Watanzania tunao ubalozi Libya?
Ghanaians stranded in Libyan Crisis call on government for help
Last Updated: Monday, 21 February 2011, 7:30 GMT
Foreign Affairs Minister, Alhaji Mohammed Mumuni
Some Ghanaians caught up in the on-going political crisis in the Libyan city of Benghazi say they are stranded and would want government come to their rescue.
A number of them spoke to Asempa News from their hideout in Tripoli, the Libyan capital where they have taken refuge as a result of the mass pro-democracy protests in Benghazi leaving several people dead and injured. They say the Ghana Embassy in Libya has been adamant despite their plea for help.
But Ghanas Foreign Affairs Minister, Alhaji Mohammed Mumuni explains that until the Ghana Libya Mission officially investigates the situation and submit their reports he cannot make a statement on the situation.

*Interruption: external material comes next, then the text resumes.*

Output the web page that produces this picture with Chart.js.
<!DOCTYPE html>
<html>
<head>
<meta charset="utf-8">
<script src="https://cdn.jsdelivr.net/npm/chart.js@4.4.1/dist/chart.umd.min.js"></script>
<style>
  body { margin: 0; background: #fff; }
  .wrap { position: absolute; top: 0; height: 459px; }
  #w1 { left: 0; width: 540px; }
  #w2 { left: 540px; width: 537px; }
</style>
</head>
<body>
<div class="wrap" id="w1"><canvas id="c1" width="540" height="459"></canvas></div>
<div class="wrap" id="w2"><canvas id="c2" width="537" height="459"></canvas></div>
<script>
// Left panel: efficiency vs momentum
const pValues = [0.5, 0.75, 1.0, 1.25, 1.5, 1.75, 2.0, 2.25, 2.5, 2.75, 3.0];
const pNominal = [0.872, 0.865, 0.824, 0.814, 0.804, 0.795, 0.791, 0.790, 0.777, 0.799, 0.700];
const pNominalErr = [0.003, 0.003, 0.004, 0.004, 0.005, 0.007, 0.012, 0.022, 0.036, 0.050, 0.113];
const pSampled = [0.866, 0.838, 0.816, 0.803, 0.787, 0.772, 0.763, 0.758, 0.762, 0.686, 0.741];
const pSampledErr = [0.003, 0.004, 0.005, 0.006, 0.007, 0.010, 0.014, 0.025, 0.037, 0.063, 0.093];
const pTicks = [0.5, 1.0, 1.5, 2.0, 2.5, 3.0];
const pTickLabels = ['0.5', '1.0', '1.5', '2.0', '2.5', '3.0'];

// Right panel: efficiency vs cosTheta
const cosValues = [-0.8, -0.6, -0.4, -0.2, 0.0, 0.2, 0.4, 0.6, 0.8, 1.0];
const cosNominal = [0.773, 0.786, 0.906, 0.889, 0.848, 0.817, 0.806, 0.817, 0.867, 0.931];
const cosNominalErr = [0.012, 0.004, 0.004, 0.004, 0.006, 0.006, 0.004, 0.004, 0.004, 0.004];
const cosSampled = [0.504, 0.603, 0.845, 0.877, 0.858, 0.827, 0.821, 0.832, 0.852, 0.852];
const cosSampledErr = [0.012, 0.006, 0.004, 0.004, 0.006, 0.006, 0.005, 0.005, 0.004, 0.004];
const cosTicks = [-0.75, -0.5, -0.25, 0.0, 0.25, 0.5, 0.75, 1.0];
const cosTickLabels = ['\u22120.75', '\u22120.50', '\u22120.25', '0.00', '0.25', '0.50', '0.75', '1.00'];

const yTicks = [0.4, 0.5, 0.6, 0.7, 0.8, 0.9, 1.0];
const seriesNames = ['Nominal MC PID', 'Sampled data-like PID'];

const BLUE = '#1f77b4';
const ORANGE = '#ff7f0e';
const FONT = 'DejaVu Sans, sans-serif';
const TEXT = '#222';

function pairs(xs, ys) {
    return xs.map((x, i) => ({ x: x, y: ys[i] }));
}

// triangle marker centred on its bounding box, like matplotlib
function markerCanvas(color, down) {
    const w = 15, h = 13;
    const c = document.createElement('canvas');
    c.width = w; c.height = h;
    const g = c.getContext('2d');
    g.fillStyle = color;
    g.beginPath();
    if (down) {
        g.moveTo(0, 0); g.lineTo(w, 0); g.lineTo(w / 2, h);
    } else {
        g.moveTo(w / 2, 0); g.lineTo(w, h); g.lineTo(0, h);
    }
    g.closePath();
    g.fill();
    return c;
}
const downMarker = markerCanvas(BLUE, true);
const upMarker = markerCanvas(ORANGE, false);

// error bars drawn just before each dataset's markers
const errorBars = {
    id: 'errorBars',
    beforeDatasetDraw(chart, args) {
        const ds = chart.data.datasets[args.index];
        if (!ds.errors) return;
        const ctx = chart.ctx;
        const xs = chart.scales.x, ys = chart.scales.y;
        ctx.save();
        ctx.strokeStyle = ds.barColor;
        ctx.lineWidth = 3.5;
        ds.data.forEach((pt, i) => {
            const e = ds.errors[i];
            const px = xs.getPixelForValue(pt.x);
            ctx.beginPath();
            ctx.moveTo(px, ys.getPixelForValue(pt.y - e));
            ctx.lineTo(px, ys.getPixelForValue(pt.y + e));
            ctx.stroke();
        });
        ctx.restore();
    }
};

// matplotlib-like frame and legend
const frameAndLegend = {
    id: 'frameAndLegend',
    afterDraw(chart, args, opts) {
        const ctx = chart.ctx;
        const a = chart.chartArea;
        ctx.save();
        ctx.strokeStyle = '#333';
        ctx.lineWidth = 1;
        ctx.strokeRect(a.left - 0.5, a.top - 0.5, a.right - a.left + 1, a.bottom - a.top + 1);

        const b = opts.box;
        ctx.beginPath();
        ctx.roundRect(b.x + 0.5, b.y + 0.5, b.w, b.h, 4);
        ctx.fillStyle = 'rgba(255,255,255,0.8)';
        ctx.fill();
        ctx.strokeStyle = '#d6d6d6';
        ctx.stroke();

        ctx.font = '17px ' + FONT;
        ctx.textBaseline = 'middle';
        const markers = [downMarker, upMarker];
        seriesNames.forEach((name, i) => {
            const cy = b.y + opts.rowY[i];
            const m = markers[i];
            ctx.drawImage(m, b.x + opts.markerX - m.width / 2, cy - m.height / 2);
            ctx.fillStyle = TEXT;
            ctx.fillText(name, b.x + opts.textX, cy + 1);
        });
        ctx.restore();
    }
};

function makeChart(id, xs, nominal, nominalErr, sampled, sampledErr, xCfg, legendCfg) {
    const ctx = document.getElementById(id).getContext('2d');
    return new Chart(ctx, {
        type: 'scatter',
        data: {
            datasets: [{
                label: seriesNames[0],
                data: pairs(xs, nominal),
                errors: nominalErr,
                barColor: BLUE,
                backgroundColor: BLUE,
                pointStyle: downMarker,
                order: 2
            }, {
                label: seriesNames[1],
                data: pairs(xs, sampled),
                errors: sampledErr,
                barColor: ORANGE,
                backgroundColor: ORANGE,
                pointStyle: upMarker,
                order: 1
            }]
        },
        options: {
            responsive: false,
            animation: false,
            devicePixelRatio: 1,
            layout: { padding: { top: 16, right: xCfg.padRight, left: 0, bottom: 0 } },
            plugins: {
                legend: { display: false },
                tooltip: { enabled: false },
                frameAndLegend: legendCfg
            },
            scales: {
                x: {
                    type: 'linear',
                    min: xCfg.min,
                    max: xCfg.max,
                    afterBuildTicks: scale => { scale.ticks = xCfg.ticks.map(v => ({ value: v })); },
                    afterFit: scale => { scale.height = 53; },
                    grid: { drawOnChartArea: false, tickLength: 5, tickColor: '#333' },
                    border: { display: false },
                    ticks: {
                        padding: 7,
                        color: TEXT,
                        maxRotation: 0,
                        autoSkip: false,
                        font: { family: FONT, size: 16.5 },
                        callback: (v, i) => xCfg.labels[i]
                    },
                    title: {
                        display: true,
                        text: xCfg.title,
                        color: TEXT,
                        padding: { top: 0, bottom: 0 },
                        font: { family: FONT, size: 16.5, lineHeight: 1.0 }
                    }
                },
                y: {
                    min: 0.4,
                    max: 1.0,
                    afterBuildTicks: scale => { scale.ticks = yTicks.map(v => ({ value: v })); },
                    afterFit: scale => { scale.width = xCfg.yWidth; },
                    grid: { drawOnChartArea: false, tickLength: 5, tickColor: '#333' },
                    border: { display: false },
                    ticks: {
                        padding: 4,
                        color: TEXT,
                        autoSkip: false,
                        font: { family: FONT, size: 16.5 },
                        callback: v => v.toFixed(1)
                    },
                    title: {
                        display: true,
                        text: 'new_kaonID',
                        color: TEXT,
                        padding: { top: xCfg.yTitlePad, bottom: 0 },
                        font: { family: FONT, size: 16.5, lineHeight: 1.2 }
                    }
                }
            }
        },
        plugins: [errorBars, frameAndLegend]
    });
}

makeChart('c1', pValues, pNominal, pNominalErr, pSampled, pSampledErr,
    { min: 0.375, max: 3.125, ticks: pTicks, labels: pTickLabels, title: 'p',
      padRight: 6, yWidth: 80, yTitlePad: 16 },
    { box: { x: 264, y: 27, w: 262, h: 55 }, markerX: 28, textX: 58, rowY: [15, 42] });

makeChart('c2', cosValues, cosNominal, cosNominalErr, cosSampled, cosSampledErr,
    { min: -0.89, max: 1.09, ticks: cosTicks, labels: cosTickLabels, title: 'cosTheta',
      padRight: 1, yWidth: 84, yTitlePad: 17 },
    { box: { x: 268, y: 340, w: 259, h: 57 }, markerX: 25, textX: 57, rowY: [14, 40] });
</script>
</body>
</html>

I have a mission in Tripoli and I have to tell them to investigate and file a report to me, until then I have to decline to grant you an interview on this subject my brother the Foreign Minister said.
Contacts made at the Ghana mission in Libya by Asempa News were unsuccessful as phone calls were not answered.
The BBC reports more than 200 people are known to have died, doctors say, with 900 injured. The bloodiest attacks were reported over the weekend, when a funeral procession was said to have come under machine-gun and heavy weapons fire.
It is believed there are about 4, 000 Ghanaians living in various towns and cities across the Saharan nation.